By listening to your heart you can judge whether or not a particular ritual or tradition has meaning for you.  If you don't have passion for your spiritual path, then the meaning of what you are doing will be lost.  Allow yourself to adapt, allow yourself to evolve without berating yourself for the growth cycles you are going through.

I started college when I was fifteen years old.  My first year, I took a philosophy of religion class that was taught by a minister.  He gave us the most valuable advice I've ever been given.  He told us, "Examine your beliefs.  If they don't hold up, get rid of them."  I've held his advice close to my heart for years and it never steers me wrong.

After I finished a month-long series of meditations, I realized that I really did need to set many of my tools free.  I spent an entire afternoon deconstructing wands, pulling antlers off my altars and smashing bones to release the spirit energies that might still be contained within.  As I took apart Mielikki and Tapio's wands, I almost cried...but I also got a glimpse of what They wanted to replace them.  As I took the antlers and horns off my altar, I cried again because it isn't that easy to find antlers and horns that are so beautiful.  But when I tuned in, I could sense their need to return them to the Earth, to return to the energies of the land and to quietly slip into the full sleep of oblivion.  How could I deny them their right to rest just because of my desire?
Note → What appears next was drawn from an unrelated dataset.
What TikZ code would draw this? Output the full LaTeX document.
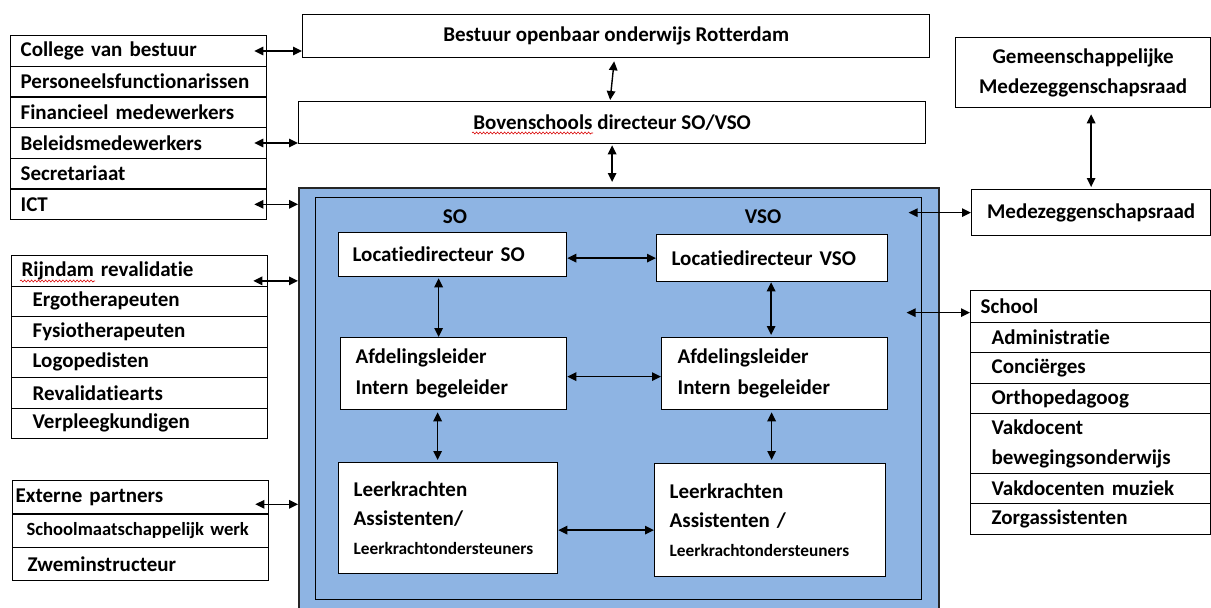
\documentclass[tikz,border=0pt]{standalone}
\usepackage{fontspec}
\setmainfont{Carlito}[Ligatures=CommonOff]
\usetikzlibrary{arrows.meta,decorations.pathmorphing,calc}
\definecolor{bluefill}{RGB}{142,180,227}
\newcommand\fA{\fontsize{21}{30}\selectfont\bfseries}
\newcommand\fB{\fontsize{18.6}{30}\selectfont\bfseries}
\newcommand\fC{\fontsize{21}{31}\selectfont\bfseries}
\newcommand\fD{\fontsize{21}{29}\selectfont\bfseries}
\newcommand\fsmall{\fontsize{17.3}{28}\selectfont\bfseries}
\begin{document}
\begin{tikzpicture}[x=1pt,y=-1pt,
  box/.style={draw=black, line width=1.3pt, fill=white, rectangle, anchor=north west, inner sep=0pt},
  lrow/.style={box, align=left, font=\fA},
  crow/.style={box, align=center, font=\fA},
  txt/.style={inner sep=0pt, font=\fA},
  arr/.style={{Triangle[length=9pt,width=8.5pt]}-{Triangle[length=9pt,width=8.5pt]}, line width=1.4pt, draw=black},
  squig/.style={draw=red!85!black, line width=0.6pt, decorate, decoration={snake, amplitude=1pt, segment length=3.5pt}}
]
\useasboundingbox (0,0) rectangle (1211,608);

% blue central region
\node[box, fill=bluefill, draw=black!85, line width=1.6pt, minimum width=640pt, minimum height=440pt] (blue) at (298,187) {};
\node[box, fill=bluefill, line width=0.9pt, minimum width=606pt, minimum height=402pt] (inner) at (315,197) {};
\node[txt] (soL) at (455,217) {SO};
\node[txt] (vsoL) at (763,217) {VSO};

% top boxes
\node[crow, minimum width=627pt, minimum height=43pt] (bestuur) at (302,14) {Bestuur openbaar onderwijs Rotterdam};
\node[crow, minimum width=627pt, minimum height=42pt] (boven) at (298,101) {Bovenschools directeur SO/VSO};

% left list 1
\node[lrow, minimum width=256pt, minimum height=30.67pt, inner xsep=10pt, text width=236pt] (college) at (10,35) {College van bestuur};
\node[lrow, minimum width=256pt, minimum height=30.67pt, inner xsep=10pt, text width=236pt] (personeel) at (10,65.67) {Personeelsfunctionarissen};
\node[lrow, minimum width=256pt, minimum height=30.67pt, inner xsep=10pt, text width=236pt] (financ) at (10,96.33) {Financieel medewerkers};
\node[lrow, minimum width=256pt, minimum height=30.67pt, inner xsep=10pt, text width=236pt] (beleid) at (10,127) {Beleidsmedewerkers};
\node[lrow, minimum width=256pt, minimum height=30.67pt, inner xsep=10pt, text width=236pt] (secr) at (10,157.67) {Secretariaat};
\node[lrow, minimum width=256pt, minimum height=30.67pt, inner xsep=10pt, text width=236pt] (ict) at (10,188.33) {ICT};

% left list 2
\node[lrow, minimum width=256pt, minimum height=30.5pt, inner xsep=10pt, text width=236pt] (rijndam) at (11,255) {Rijndam revalidatie};
\node[lrow, minimum width=256pt, minimum height=30.5pt, inner xsep=21pt, text width=214pt] (ergo) at (11,285.5) {Ergotherapeuten};
\node[lrow, minimum width=256pt, minimum height=30.5pt, inner xsep=21pt, text width=214pt] (fysio) at (11,316) {Fysiotherapeuten};
\node[lrow, minimum width=256pt, minimum height=30.5pt, inner xsep=21pt, text width=214pt] (logo) at (11,346.5) {Logopedisten};
\node[lrow, minimum width=256pt, minimum height=30.5pt, inner xsep=21pt, text width=214pt] (reval) at (11,377) {Revalidatiearts};
\node[lrow, minimum width=256pt, minimum height=30.5pt, inner xsep=21pt, text width=214pt] (verpl) at (11,407.5) {Verpleegkundigen};

% left list 3
\node[lrow, minimum width=256pt, minimum height=33.3pt, inner xsep=3pt, text width=250pt] (extern) at (12,480) {Externe partners};
\node[lrow, font=\fB, minimum width=256pt, minimum height=33.3pt, inner xsep=14pt, text width=228pt] (smw) at (12,513.3) {\mbox{Schoolmaatschappelijk werk}};
\node[lrow, minimum width=256pt, minimum height=33.3pt, inner xsep=15pt, text width=226pt] (zwem) at (12,546.6) {Zweminstructeur};

% right boxes
\node[crow, font=\fA, minimum width=255pt, minimum height=70pt] (gmr) at (955,37) {Gemeenschappelijke\\Medezeggenschapsraad};
\node[crow, minimum width=239pt, minimum height=46pt] (mr) at (971,189) {Medezeggenschapsraad};

% school list
\node[lrow, minimum width=240pt, minimum height=32pt, inner xsep=10pt, text width=220pt] (school) at (970,290) {School};
\node[lrow, minimum width=240pt, minimum height=30pt, inner xsep=21pt, text width=198pt] (admin) at (970,322) {Administratie};
\node[lrow, minimum width=240pt, minimum height=31pt, inner xsep=21pt, text width=198pt] (concierge) at (970,352) {Conciërges};
\node[lrow, minimum width=240pt, minimum height=30pt, inner xsep=21pt, text width=198pt] (ortho) at (970,383) {Orthopedagoog};
\node[lrow, minimum width=240pt, minimum height=60pt, inner xsep=21pt, text width=198pt] (vakdoc) at (970,413) {Vakdocent\\bewegingsonderwijs};
\node[lrow, minimum width=240pt, minimum height=30pt, inner xsep=21pt, text width=198pt] (muziek) at (970,473) {Vakdocenten muziek};
\node[lrow, minimum width=240pt, minimum height=31pt, inner xsep=21pt, text width=198pt] (zorg) at (970,503) {Zorgassistenten};

% inner boxes
\node[lrow, minimum width=228pt, minimum height=44pt, inner xsep=14pt, text width=200pt] (locSO) at (338,232) {Locatiedirecteur SO};
\node[lrow, minimum width=231pt, minimum height=47pt, inner xsep=15pt, text width=201pt] (locVSO) at (656,234) {Locatiedirecteur VSO};
\node[lrow, font=\fC, minimum width=226pt, minimum height=72pt, inner xsep=15pt, text width=196pt] (afdSO) at (340,337) {Afdelingsleider\\Intern begeleider};
\node[lrow, font=\fC, minimum width=226pt, minimum height=72pt, inner xsep=16pt, text width=194pt] (afdVSO) at (661,337) {Afdelingsleider\\Intern begeleider};
\node[lrow, font=\fD, minimum width=219pt, minimum height=111pt, inner xsep=15pt, text width=189pt] (leerSO) at (338,462) {Leerkrachten\\Assistenten/\\{\fsmall Leerkrachtondersteuners}\\[4pt]};
\node[lrow, font=\fD, minimum width=231pt, minimum height=113pt, inner xsep=15pt, text width=201pt] (leerVSO) at (654,463) {Leerkrachten\\Assistenten /\\{\fsmall Leerkrachtondersteuners}\\[4pt]};

% spell-check squiggles
\draw[squig] (20,281) -- (95,281);
\draw[squig] (472,133) -- (593,133);

% connectors
\draw[arr] ([xshift=-13pt]college.east) -- (college.east -| bestuur.west);
\draw[arr] ([xshift=-13pt]beleid.east) -- (beleid.east -| boven.west);
\draw[arr] ([xshift=-13pt]ict.east) -- (ict.east -| blue.west);
\draw[arr] ([xshift=-15pt,yshift=-10pt]rijndam.east) -- ([yshift=-10pt]rijndam.east -| blue.west);
\draw[arr] ([xshift=-14pt,yshift=-7pt]extern.east) -- ([yshift=-7pt]extern.east -| blue.west);
\draw[arr] ([xshift=-31pt]blue.east |- mr.west) -- (mr.west);
\draw[arr] ([xshift=-33pt,yshift=-6pt]blue.east |- school.west) -- ([yshift=-6pt]school.west);
\draw[arr] ([yshift=-6pt]gmr.south -| mr.north) -- ([yshift=2pt]mr.north);
\draw[arr] ([xshift=-2pt,yshift=-3pt]bestuur.south) -- ([xshift=-2pt,yshift=1pt]boven.north);
\draw[arr] ([yshift=-1pt]boven.south) -- ([yshift=5pt]boven.south |- blue.north);
\draw[arr] (locSO.east |- locVSO.west) -- (locVSO.west);
\draw[arr] ([xshift=-14pt,yshift=-1pt]locSO.south) -- ([xshift=-14pt]locSO.south |- afdSO.north);
\draw[arr] ([xshift=-1pt]locVSO.south) -- ([xshift=-1pt,yshift=2pt]locVSO.south |- afdVSO.north);
\draw[arr] ([yshift=-3pt]afdSO.east) -- ([yshift=-3pt]afdVSO.west);
\draw[arr] ([xshift=-16pt,yshift=-2pt]afdSO.south) -- ([xshift=-16pt,yshift=2pt]afdSO.south |- leerSO.north);
\draw[arr] ([xshift=-3pt,yshift=-2pt]afdVSO.south) -- ([xshift=-3pt,yshift=3pt]afdVSO.south |- leerVSO.north);
\draw[arr] ([yshift=-12pt]leerSO.east) -- ([yshift=-12pt]leerSO.east -| leerVSO.west);
\end{tikzpicture}
\end{document}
On Samhain Eve, 1999, I held a huge bonfire at my friend's house-the one who gave me the original advice.  I burnt a three-foot tall pile of tools and antlers and fur and feathers, and as the fire grew so hot that we had to move back away from it, I watched the energy spiral back to the universe.  It was like watching sparkles of light burst out of the burning objects and spin off into the sky. 

When the fire died down, nothing was left except a few cracked and shattered crystals.  I turned away and breathed a sigh of relief&ldots;and a prayer of release.